Because Murphy has been working with the festival for so many years, she’s seen its changes, good and bad, at close range.

“We’ve made a couple of mistakes,” said Murphy. “One year, we brought a zip line in, but we’re just not a good place for bounce houses and that kind of stuff. So we try to stay true to what (SCF) is. We’re open to new ideas, but we don’t ever want it to look like a midway.”

As for positive changes, SCF quickly transitioned from being financed by Saline’s taxpayers to being completely self-sufficient; it’s grown in size and reputation, so that both the jousters’ and dancers’ associations set up official annual competitions there; and it’s become what Murphy calls a “Pure Michigan festival.”

“We don’t spend any money outside of the state of Michigan,” said Murphy. “That means all the performers, all the beer, all the vendors – everything comes from within the state. We set that goal for ourselves five years ago. We worked toward that, to make it happen, and we were able to achieve it in our first year.”

Most of us have a vague notion that “Celtic” denotes some mishmash of Irish and Scottish culture. But according to Murphy, that’s not quite right.

“That is one of the things we’re constantly having to put to rest,” said Murphy. “ … The Celts weren’t just Irish and Scottish, but also from Germany and Wales and Cornwall and other places. It covers a wide spectrum, and … it’s not linked with a specific nationality.

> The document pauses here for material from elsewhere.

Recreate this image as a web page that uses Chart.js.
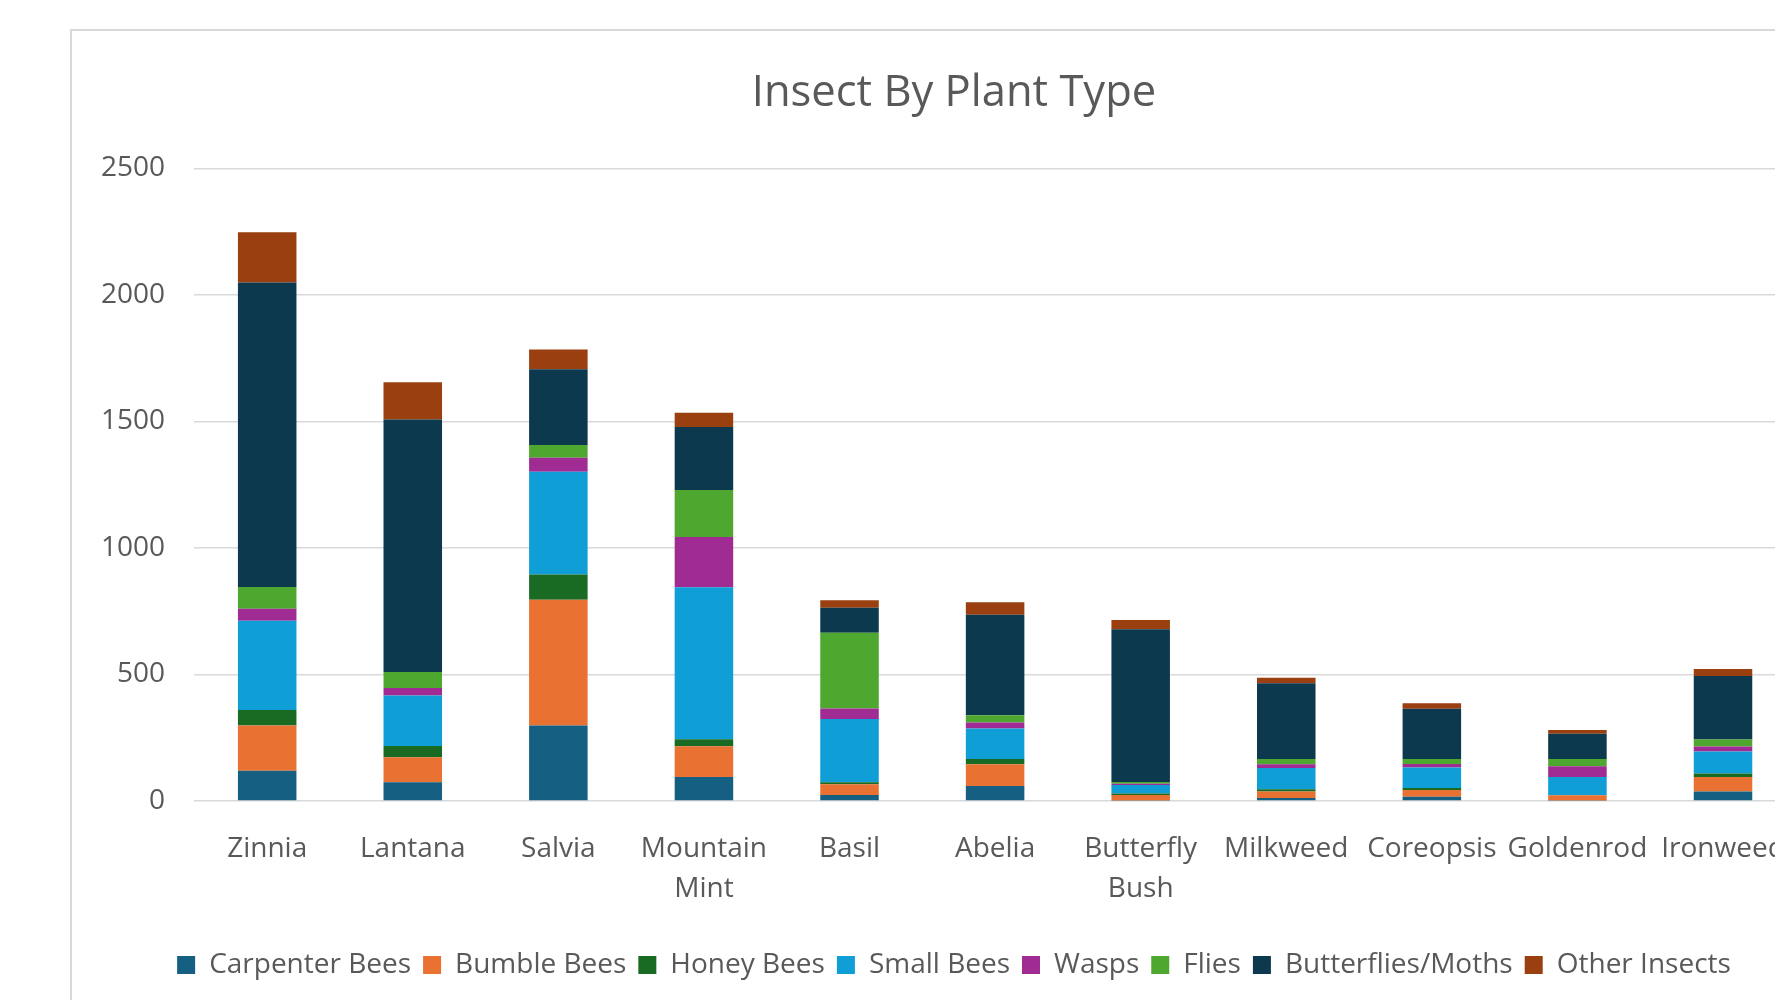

The Celts had tribes all over Europe.”

These tribes weren’t an ethnicity, per se, but rather communities that shared a culture and a language; and they chose leaders from within their group to govern and lead.

Coincidentally, this sounds similar to the way a modest, diplomatic picnic turned into a huge annual cultural celebration.

“The people who put (the original picnic) together just would not let it die,” said Murphy. “They decided it needed to happen every year.”

And this is why they say Céad Mile Fáilte – a hundred thousand welcomes.